All of the close-ups of Hirsch gazing into the distance against a spectacular scenic backdrop do not mask the harsh reality of McCandless's lost potential, which could have possibly made a difference in our culture if he would have had the courage and faith to face his demons and embrace the world around him.
Spirit in Motion
Emile Hirsch in "Into the Wild" is, to me, the undeniable winner of the Best Spiritual Performance award. This film is fresh, honest, and alive as it documents one man's laudable search for freedom in both the beautiful world outside and the unchartered world inside. It's the ultimate road trip because it sets its sights on the physical and spiritual at the same time.
Replete with postcard-perfect scenery, top-notch acting (non-acting, really) by all the characters, this film carries a deep message that is universal and yet individual. And it all rests squarely on the shoulders of one impressive actor.

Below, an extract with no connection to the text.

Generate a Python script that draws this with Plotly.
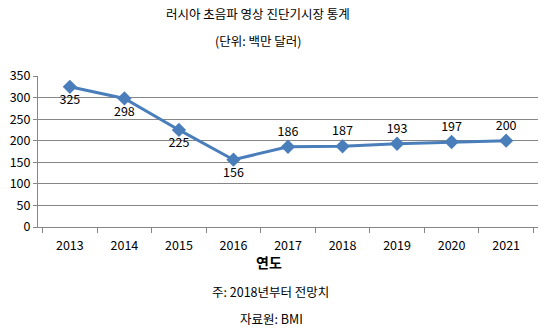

Emile Hirsch, in his portrayal of real-life adventurer Christopher McCandless, is Spirit in motion and imagination personified. He's curious, punchy even, about what lies unconquered--in the world and within himself. He's yearning for something. Seeking happiness. Turning over rocks in search of Truth with a capital 'T'. Does this not resonate on some level with every visitor to Beliefnet?
I'm making "Into the Wild" sound much more esoteric than it really is, for ultimately, it's a rather simple story beautifully told, thanks to the vision and inspiration of director Sean Penn. It stoked the fires of my own imagination and defined how a motion picture can reach out and affect, even inspire, a viewer.
My vote goes to Hirsch because he committed so completely to the role. He delivers such a seamless performance and makes it looks so easy that I'd venture it's costing him well-earned accolades within the Hollywood community because you can't separate the actor from the character.
If you've seen the film and you remember his final reflective thought about happiness, it's the reason I'm as giddy as a schoolgirl in writing this.